En consecuencia, la fragmentación previa del centro derecha se ve agravada por el hartazgo de una parte importante de la sociedad a la que la irrupción de la cuestión nacional en la escena política –censurada artificialmente por las élites políticas e intelectuales– conduce a una manifestación activa de descontento en otros muchos asuntos, desde la Historia a los impuestos, pasando por las cuestiones de género y las manifestaciones religiosas cristianas. Los franceses hablan de «ras-le-bol», y una organización de jóvenes catalanes antinacionalistas han acuñado el slogan de «S’ha acabat». Aquí podríamos hablar de un muy elocuente a la par que sugerente «Hasta aquí hemos llegado».

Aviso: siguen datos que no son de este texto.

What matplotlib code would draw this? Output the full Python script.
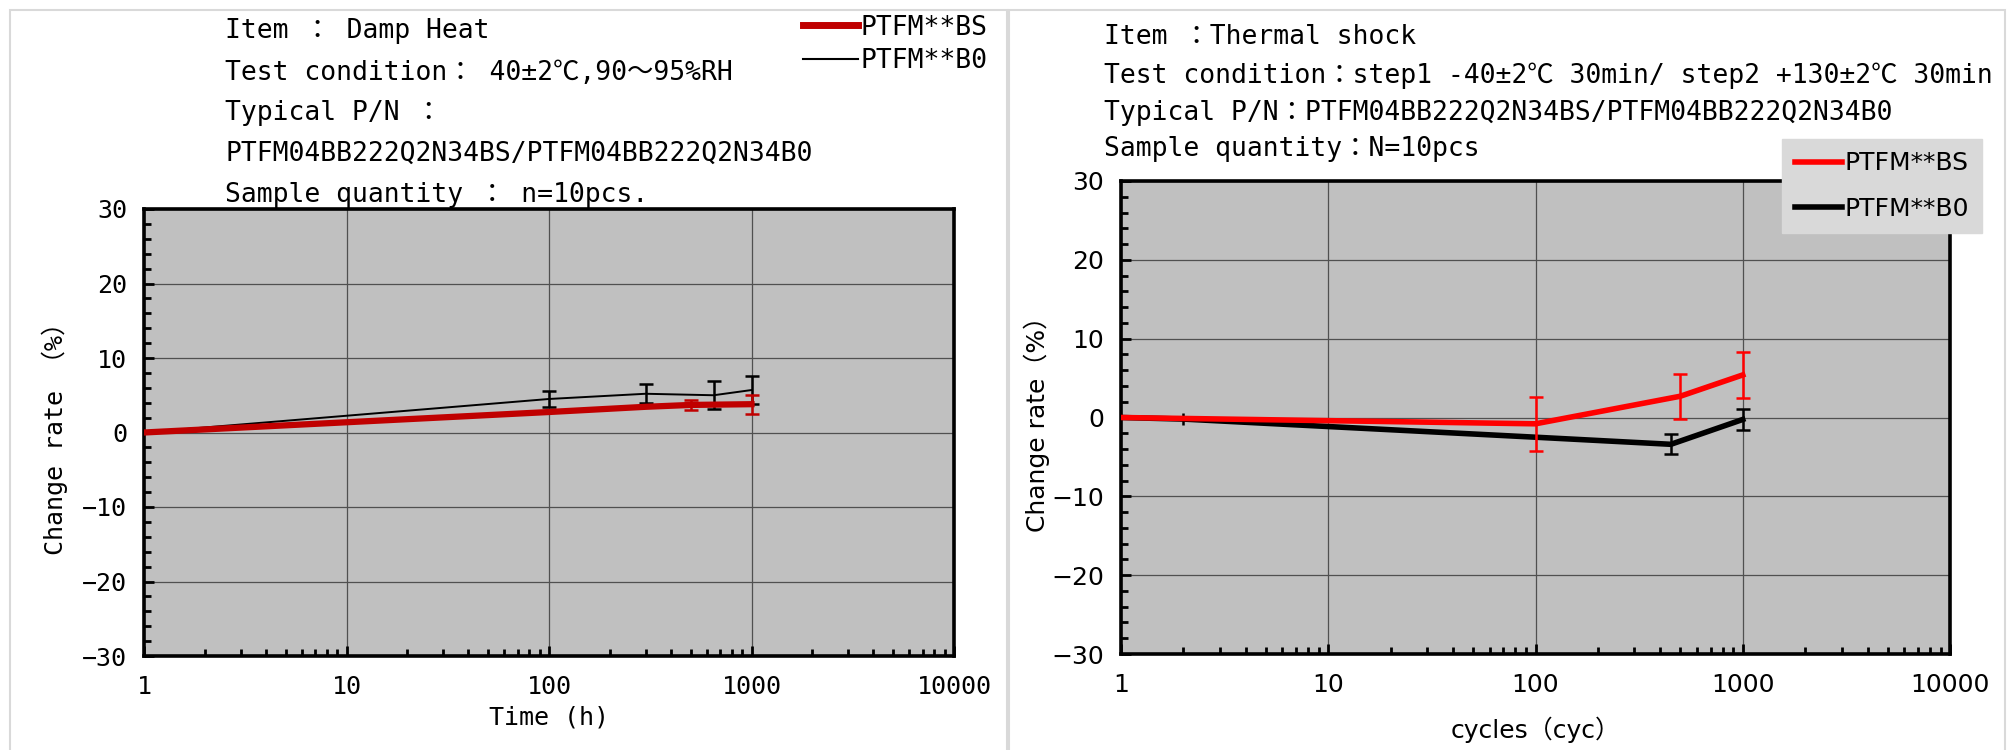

El partido liderado por Albert Rivera juega con ventaja al haber afrontado antes, y desde una perspectiva propia, buena parte de estos asuntos. Vox, en cambio, tiene de su parte el haber levantado la bandera de la rebelión, escondida políticamente desde hace tiempo, y haberla personalizado en un líder con aspiraciones carismáticas, como es el propio Santiago Abascal. El Partido Popular, por su parte, ha detenido su decadencia gracias al nuevo liderazgo de Casado. Aun así, tiene que competir, por el centro, con una organización más ligera y –paradójicamente– más profesional, menos personalista a pesar del fuerte liderazgo de Rivera y con una utilización infinitamente más eficaz y actualizada de la comunicación y los recursos humanos, como es Ciudadanos. A la derecha, se encuentra con la tentación de copiar el discurso bronco y agraviado de Vox. Una situación difícil.